━━━━━ RECORDS TO USE ━━━━━

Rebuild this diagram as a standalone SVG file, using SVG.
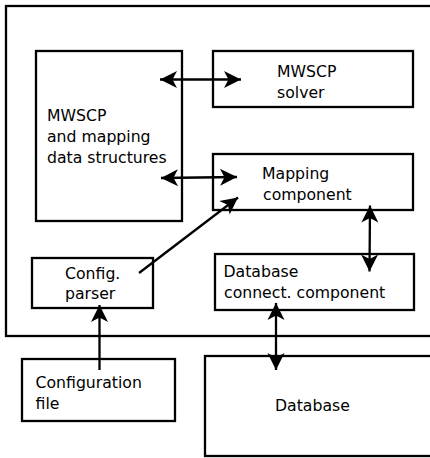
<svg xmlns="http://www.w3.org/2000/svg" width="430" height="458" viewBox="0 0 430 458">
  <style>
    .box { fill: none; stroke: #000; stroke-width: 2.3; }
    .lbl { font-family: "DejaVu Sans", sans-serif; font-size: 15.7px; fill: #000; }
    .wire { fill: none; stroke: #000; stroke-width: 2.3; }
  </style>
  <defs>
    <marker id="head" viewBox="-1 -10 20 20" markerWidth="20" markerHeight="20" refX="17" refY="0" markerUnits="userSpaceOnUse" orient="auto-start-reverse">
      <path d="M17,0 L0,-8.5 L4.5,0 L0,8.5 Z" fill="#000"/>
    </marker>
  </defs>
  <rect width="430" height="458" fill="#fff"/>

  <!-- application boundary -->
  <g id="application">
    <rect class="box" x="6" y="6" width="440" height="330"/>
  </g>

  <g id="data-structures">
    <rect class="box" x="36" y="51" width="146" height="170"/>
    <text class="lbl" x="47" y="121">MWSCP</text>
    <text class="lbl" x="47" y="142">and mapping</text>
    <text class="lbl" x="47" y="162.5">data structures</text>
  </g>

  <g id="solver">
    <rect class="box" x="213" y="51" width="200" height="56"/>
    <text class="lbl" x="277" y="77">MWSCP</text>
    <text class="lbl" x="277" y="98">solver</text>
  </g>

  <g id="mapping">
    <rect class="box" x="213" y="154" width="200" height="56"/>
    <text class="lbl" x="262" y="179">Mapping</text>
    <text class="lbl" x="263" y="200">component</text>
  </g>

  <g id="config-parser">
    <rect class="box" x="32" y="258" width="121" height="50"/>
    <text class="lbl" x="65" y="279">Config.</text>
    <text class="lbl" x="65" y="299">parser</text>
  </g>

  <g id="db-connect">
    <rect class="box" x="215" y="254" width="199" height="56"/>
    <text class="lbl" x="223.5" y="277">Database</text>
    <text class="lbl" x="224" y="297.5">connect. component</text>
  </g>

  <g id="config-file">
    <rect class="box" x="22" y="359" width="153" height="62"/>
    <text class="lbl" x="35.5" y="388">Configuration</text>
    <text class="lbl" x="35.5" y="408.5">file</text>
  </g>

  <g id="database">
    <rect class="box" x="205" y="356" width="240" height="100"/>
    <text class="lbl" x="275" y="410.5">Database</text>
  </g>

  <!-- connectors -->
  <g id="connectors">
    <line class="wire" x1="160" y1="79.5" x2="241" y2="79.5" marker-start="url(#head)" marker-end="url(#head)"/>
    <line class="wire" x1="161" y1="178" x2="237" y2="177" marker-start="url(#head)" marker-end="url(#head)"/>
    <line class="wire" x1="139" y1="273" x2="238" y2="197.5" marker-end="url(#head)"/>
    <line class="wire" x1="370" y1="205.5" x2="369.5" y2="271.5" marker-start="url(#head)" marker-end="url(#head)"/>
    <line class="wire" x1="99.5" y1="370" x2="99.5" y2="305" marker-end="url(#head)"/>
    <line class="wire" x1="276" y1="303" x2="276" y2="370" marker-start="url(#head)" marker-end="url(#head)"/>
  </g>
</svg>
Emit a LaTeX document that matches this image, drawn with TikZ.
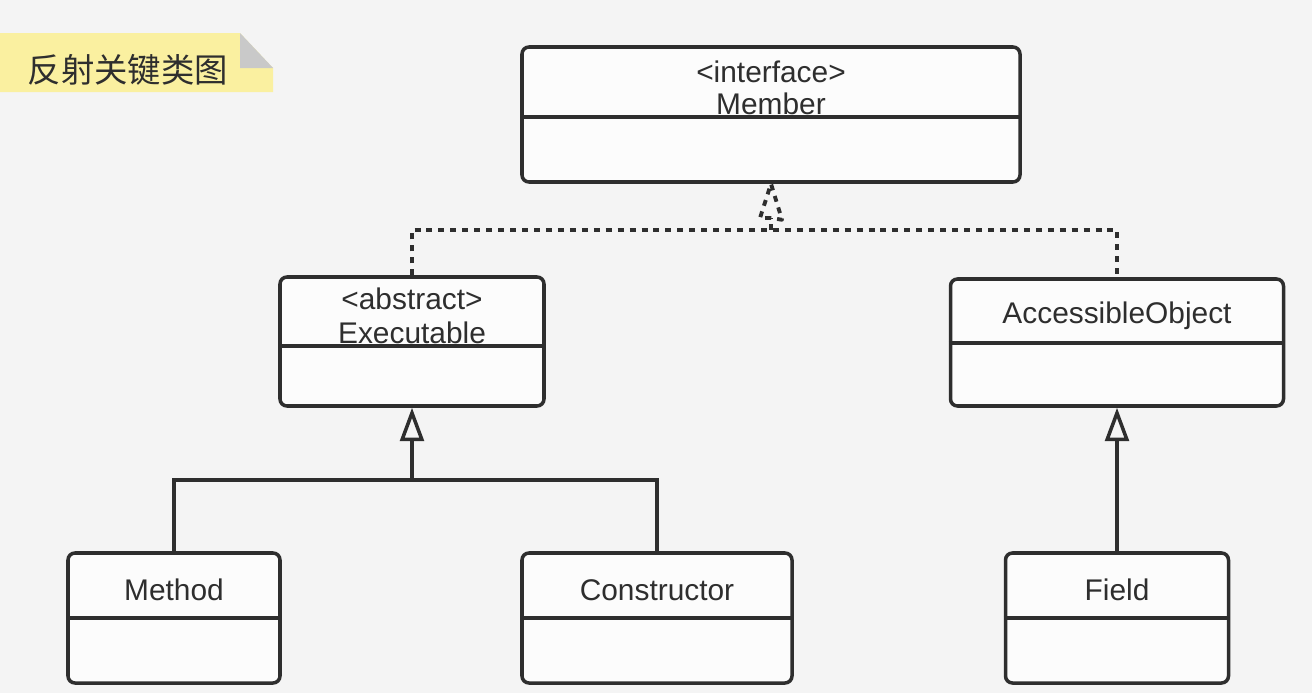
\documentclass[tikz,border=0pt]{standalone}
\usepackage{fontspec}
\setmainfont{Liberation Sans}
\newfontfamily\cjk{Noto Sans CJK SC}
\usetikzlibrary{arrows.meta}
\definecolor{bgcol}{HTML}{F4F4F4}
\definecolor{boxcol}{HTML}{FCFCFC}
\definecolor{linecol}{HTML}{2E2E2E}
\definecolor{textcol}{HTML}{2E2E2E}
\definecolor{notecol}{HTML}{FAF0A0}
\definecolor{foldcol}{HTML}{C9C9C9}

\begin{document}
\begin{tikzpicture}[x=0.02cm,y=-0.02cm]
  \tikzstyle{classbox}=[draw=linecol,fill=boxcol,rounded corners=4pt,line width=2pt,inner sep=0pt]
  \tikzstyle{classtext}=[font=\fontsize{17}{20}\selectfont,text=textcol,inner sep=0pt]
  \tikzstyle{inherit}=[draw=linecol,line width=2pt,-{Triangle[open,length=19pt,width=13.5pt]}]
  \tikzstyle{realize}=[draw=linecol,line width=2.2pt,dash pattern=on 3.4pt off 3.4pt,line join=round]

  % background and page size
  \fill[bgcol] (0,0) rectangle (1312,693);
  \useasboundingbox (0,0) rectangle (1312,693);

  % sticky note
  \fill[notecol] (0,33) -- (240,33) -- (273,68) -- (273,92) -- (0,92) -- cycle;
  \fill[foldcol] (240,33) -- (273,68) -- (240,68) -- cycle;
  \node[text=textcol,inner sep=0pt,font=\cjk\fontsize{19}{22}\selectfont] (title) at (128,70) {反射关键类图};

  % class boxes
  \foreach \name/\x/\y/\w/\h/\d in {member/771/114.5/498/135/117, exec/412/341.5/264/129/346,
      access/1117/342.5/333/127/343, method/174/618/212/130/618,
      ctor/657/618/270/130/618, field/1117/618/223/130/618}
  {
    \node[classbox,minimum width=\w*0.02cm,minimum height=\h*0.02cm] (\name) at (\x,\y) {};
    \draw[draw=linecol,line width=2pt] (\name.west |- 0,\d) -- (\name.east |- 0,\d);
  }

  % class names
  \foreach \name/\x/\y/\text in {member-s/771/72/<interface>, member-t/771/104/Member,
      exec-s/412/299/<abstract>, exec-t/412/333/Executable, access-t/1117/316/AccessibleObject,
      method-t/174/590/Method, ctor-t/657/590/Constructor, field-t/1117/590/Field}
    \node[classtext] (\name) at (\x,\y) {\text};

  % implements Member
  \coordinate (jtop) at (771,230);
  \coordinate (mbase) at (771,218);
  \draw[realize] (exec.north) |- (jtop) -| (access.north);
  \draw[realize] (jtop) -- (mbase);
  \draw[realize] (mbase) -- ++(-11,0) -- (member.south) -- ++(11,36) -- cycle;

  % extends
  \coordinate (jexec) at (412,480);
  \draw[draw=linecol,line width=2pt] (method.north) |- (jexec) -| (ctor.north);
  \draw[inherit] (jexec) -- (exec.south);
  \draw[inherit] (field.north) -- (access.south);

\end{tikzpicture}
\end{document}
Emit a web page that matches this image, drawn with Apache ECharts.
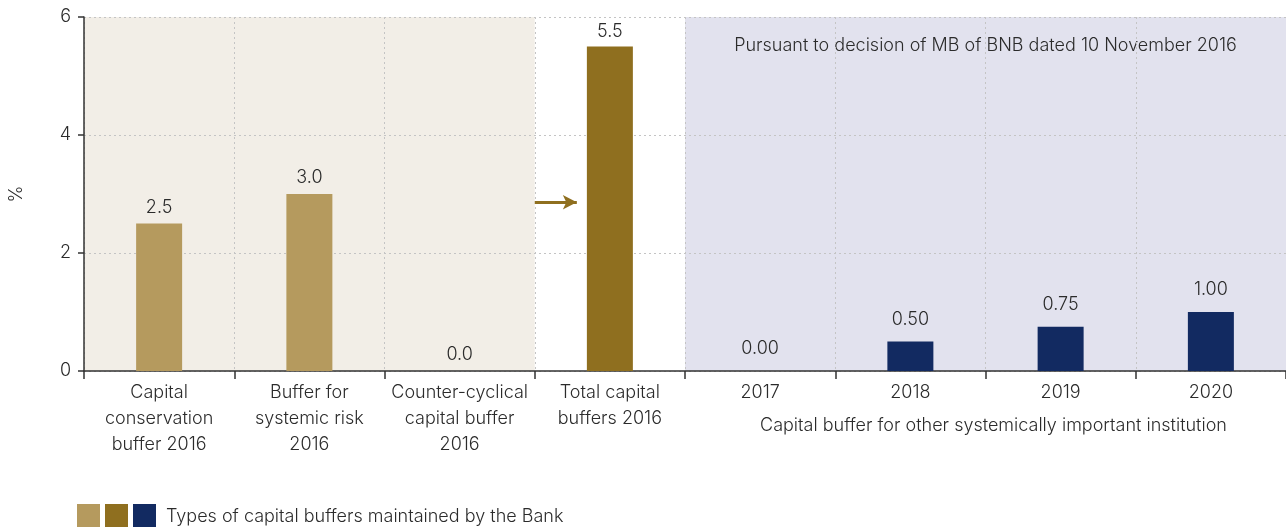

━━━━━

▸ PROMPT: Reproduce the full listing above verbatim, with no pictures included.

▸ TASK RESPONSE:
Rebuild this diagram as a standalone SVG file, using SVG.
<svg xmlns="http://www.w3.org/2000/svg" width="430" height="458" viewBox="0 0 430 458">
  <style>
    .box { fill: none; stroke: #000; stroke-width: 2.3; }
    .lbl { font-family: "DejaVu Sans", sans-serif; font-size: 15.7px; fill: #000; }
    .wire { fill: none; stroke: #000; stroke-width: 2.3; }
  </style>
  <defs>
    <marker id="head" viewBox="-1 -10 20 20" markerWidth="20" markerHeight="20" refX="17" refY="0" markerUnits="userSpaceOnUse" orient="auto-start-reverse">
      <path d="M17,0 L0,-8.5 L4.5,0 L0,8.5 Z" fill="#000"/>
    </marker>
  </defs>
  <rect width="430" height="458" fill="#fff"/>

  <!-- application boundary -->
  <g id="application">
    <rect class="box" x="6" y="6" width="440" height="330"/>
  </g>

  <g id="data-structures">
    <rect class="box" x="36" y="51" width="146" height="170"/>
    <text class="lbl" x="47" y="121">MWSCP</text>
    <text class="lbl" x="47" y="142">and mapping</text>
    <text class="lbl" x="47" y="162.5">data structures</text>
  </g>

  <g id="solver">
    <rect class="box" x="213" y="51" width="200" height="56"/>
    <text class="lbl" x="277" y="77">MWSCP</text>
    <text class="lbl" x="277" y="98">solver</text>
  </g>

  <g id="mapping">
    <rect class="box" x="213" y="154" width="200" height="56"/>
    <text class="lbl" x="262" y="179">Mapping</text>
    <text class="lbl" x="263" y="200">component</text>
  </g>

  <g id="config-parser">
    <rect class="box" x="32" y="258" width="121" height="50"/>
    <text class="lbl" x="65" y="279">Config.</text>
    <text class="lbl" x="65" y="299">parser</text>
  </g>

  <g id="db-connect">
    <rect class="box" x="215" y="254" width="199" height="56"/>
    <text class="lbl" x="223.5" y="277">Database</text>
    <text class="lbl" x="224" y="297.5">connect. component</text>
  </g>

  <g id="config-file">
    <rect class="box" x="22" y="359" width="153" height="62"/>
    <text class="lbl" x="35.5" y="388">Configuration</text>
    <text class="lbl" x="35.5" y="408.5">file</text>
  </g>

  <g id="database">
    <rect class="box" x="205" y="356" width="240" height="100"/>
    <text class="lbl" x="275" y="410.5">Database</text>
  </g>

  <!-- connectors -->
  <g id="connectors">
    <line class="wire" x1="160" y1="79.5" x2="241" y2="79.5" marker-start="url(#head)" marker-end="url(#head)"/>
    <line class="wire" x1="161" y1="178" x2="237" y2="177" marker-start="url(#head)" marker-end="url(#head)"/>
    <line class="wire" x1="139" y1="273" x2="238" y2="197.5" marker-end="url(#head)"/>
    <line class="wire" x1="370" y1="205.5" x2="369.5" y2="271.5" marker-start="url(#head)" marker-end="url(#head)"/>
    <line class="wire" x1="99.5" y1="370" x2="99.5" y2="305" marker-end="url(#head)"/>
    <line class="wire" x1="276" y1="303" x2="276" y2="370" marker-start="url(#head)" marker-end="url(#head)"/>
  </g>
</svg>
Emit a LaTeX document that matches this image, drawn with TikZ.
\documentclass[tikz,border=0pt]{standalone}
\usepackage{fontspec}
\setmainfont{Liberation Sans}
\newfontfamily\cjk{Noto Sans CJK SC}
\usetikzlibrary{arrows.meta}
\definecolor{bgcol}{HTML}{F4F4F4}
\definecolor{boxcol}{HTML}{FCFCFC}
\definecolor{linecol}{HTML}{2E2E2E}
\definecolor{textcol}{HTML}{2E2E2E}
\definecolor{notecol}{HTML}{FAF0A0}
\definecolor{foldcol}{HTML}{C9C9C9}

\begin{document}
\begin{tikzpicture}[x=0.02cm,y=-0.02cm]
  \tikzstyle{classbox}=[draw=linecol,fill=boxcol,rounded corners=4pt,line width=2pt,inner sep=0pt]
  \tikzstyle{classtext}=[font=\fontsize{17}{20}\selectfont,text=textcol,inner sep=0pt]
  \tikzstyle{inherit}=[draw=linecol,line width=2pt,-{Triangle[open,length=19pt,width=13.5pt]}]
  \tikzstyle{realize}=[draw=linecol,line width=2.2pt,dash pattern=on 3.4pt off 3.4pt,line join=round]

  % background and page size
  \fill[bgcol] (0,0) rectangle (1312,693);
  \useasboundingbox (0,0) rectangle (1312,693);

  % sticky note
  \fill[notecol] (0,33) -- (240,33) -- (273,68) -- (273,92) -- (0,92) -- cycle;
  \fill[foldcol] (240,33) -- (273,68) -- (240,68) -- cycle;
  \node[text=textcol,inner sep=0pt,font=\cjk\fontsize{19}{22}\selectfont] (title) at (128,70) {反射关键类图};

  % class boxes
  \foreach \name/\x/\y/\w/\h/\d in {member/771/114.5/498/135/117, exec/412/341.5/264/129/346,
      access/1117/342.5/333/127/343, method/174/618/212/130/618,
      ctor/657/618/270/130/618, field/1117/618/223/130/618}
  {
    \node[classbox,minimum width=\w*0.02cm,minimum height=\h*0.02cm] (\name) at (\x,\y) {};
    \draw[draw=linecol,line width=2pt] (\name.west |- 0,\d) -- (\name.east |- 0,\d);
  }

  % class names
  \foreach \name/\x/\y/\text in {member-s/771/72/<interface>, member-t/771/104/Member,
      exec-s/412/299/<abstract>, exec-t/412/333/Executable, access-t/1117/316/AccessibleObject,
      method-t/174/590/Method, ctor-t/657/590/Constructor, field-t/1117/590/Field}
    \node[classtext] (\name) at (\x,\y) {\text};

  % implements Member
  \coordinate (jtop) at (771,230);
  \coordinate (mbase) at (771,218);
  \draw[realize] (exec.north) |- (jtop) -| (access.north);
  \draw[realize] (jtop) -- (mbase);
  \draw[realize] (mbase) -- ++(-11,0) -- (member.south) -- ++(11,36) -- cycle;

  % extends
  \coordinate (jexec) at (412,480);
  \draw[draw=linecol,line width=2pt] (method.north) |- (jexec) -| (ctor.north);
  \draw[inherit] (jexec) -- (exec.south);
  \draw[inherit] (field.north) -- (access.south);

\end{tikzpicture}
\end{document}
Emit a web page that matches this image, drawn with Apache ECharts.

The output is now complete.